Published online by Cambridge University Press: 05 June 2012
Ralph Cudworth is a philosopher who spans the Renaissance and the Enlightenment. In an age of intellectual ferment, when the strident new philosophies of the seventeenth century announced their modernity by repudiating the past, Cudworth is a figure of continuity. This is symbolized by the fact that one of his major philosophical works, his Treatise Concerning Eternal and Immutable Morality, was published in the eighteenth century (1731), while the only major work published in his lifetime, his True Intellectual System of the Universe (1678), is steeped in the humanistic scholarship of the Renaissance. If the former has ensured that philosophers still pay some attention to Cudworth even today, the latter has helped deter them from close acquaintance, for Cudworth's reputation for learning has gone before him. The encrustation of erudition which clogs the pages of his True Intellectual System of the Universe has resulted in his being set aside in this century as an antiquarian.

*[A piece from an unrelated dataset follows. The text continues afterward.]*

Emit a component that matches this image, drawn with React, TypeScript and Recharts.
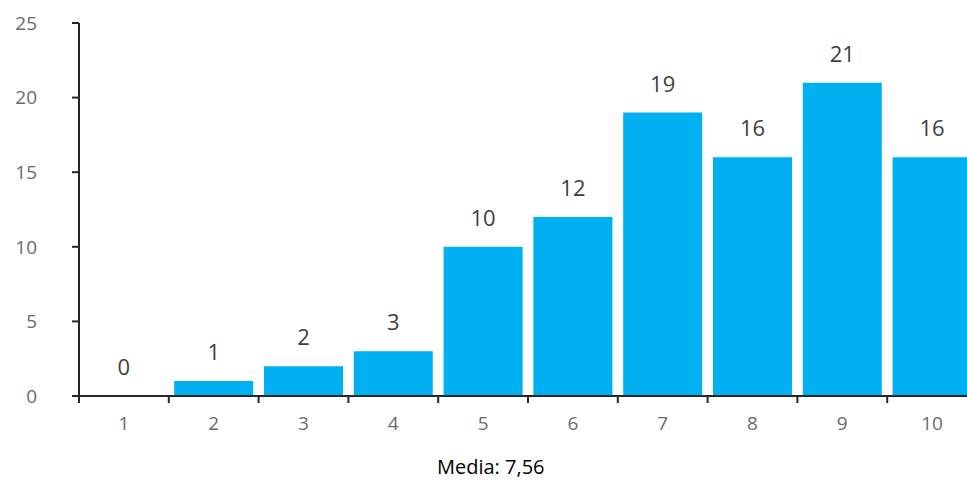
import React from 'react';
import { ComposedChart, Bar, Line, XAxis, YAxis, LabelList } from 'recharts';

const categories = ['1', '2', '3', '4', '5', '6', '7', '8', '9', '10'];
const counts = [0, 1, 2, 3, 10, 12, 19, 16, 21, 16];
const yTicks = [0, 5, 10, 15, 20, 25];
const footnote = 'Media: 7,56';

const CHART_W = 977;
const CHART_H = 483;
const Y_AXIS_W = 79;
const MARGIN = { top: 23, right: 0, left: 0, bottom: 27 };
const BAND = (CHART_W - Y_AXIS_W - MARGIN.left - MARGIN.right) / categories.length;
const FONT = '"Open Sans", "Noto Sans", sans-serif';
const AXIS_COLOR = '#262626';
const TICK_COLOR = '#6b6b6b';

const data = categories.map((c, i) => ({ name: c, value: counts[i] }));

const XTick = (props: any) => {
  const { x, y, payload, index } = props;
  const half = BAND / 2;
  return (
    <g>
      <line x1={x - half} x2={x - half} y1={y} y2={y + 7} stroke={AXIS_COLOR} strokeWidth={2} />
      {index === categories.length - 1 && (
        <line x1={x + half} x2={x + half} y1={y} y2={y + 7} stroke={AXIS_COLOR} strokeWidth={2} />
      )}
      <text x={x} y={y + 34} textAnchor="middle" fill={TICK_COLOR} fontSize={19} fontFamily={FONT}>
        {payload.value}
      </text>
    </g>
  );
};

export default function App() {
  return (
    <div style={{ position: 'absolute', left: 0, top: 0, width: 967, height: 483, overflow: 'hidden', background: '#fff' }}>
      <ComposedChart width={CHART_W} height={CHART_H} data={data} margin={MARGIN} barCategoryGap="6%">
        <XAxis
          dataKey="name"
          height={60}
          tickSize={0}
          tickMargin={0}
          tickLine={false}
          axisLine={{ stroke: AXIS_COLOR, strokeWidth: 2 }}
          tick={<XTick />}
          interval={0}
        />
        <YAxis
          width={Y_AXIS_W}
          domain={[0, 25]}
          ticks={yTicks}
          tickSize={7}
          tickMargin={35}
          axisLine={{ stroke: AXIS_COLOR, strokeWidth: 2 }}
          tickLine={{ stroke: AXIS_COLOR, strokeWidth: 2 }}
          tick={{ fill: TICK_COLOR, fontSize: 19, fontFamily: FONT }}
        />
        <Bar dataKey="value" fill="#00B0F0" isAnimationActive={false} />
        {/* invisible line carries the value labels so the zero bar gets one too */}
        <Line dataKey="value" stroke="none" dot={false} activeDot={false} isAnimationActive={false}>
          <LabelList dataKey="value" position="top" offset={21} fill="#404040" fontSize={22} fontFamily={FONT} />
        </Line>
      </ComposedChart>
      <div
        style={{
          position: 'absolute',
          left: 437,
          top: 453,
          fontFamily: FONT,
          fontSize: 20,
          color: '#000',
          whiteSpace: 'nowrap',
        }}
      >
        {footnote}
      </div>
    </div>
  );
}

None the less, modern neglect of Cudworth belies the enduring legacy which his writings enjoyed in the eighteenth and nineteenth centuries both at home and abroad. He was held in high regard by many, including John Locke, John Ray, Shaftesbury, Price and Reid. His System was reprinted twice, in different formats, in England in the eighteenth century. In 1733 Johan Lorenz Mosheim published a Latin translation of Cudworth's works in Germany. Mosheim delayed publication of his translation in order to be able to include A Treatise Concerning Eternal and Immutable Morality, thereby ensuring a European-wide diffusion for The Treatise alongside Cudworth's True Intellectual System.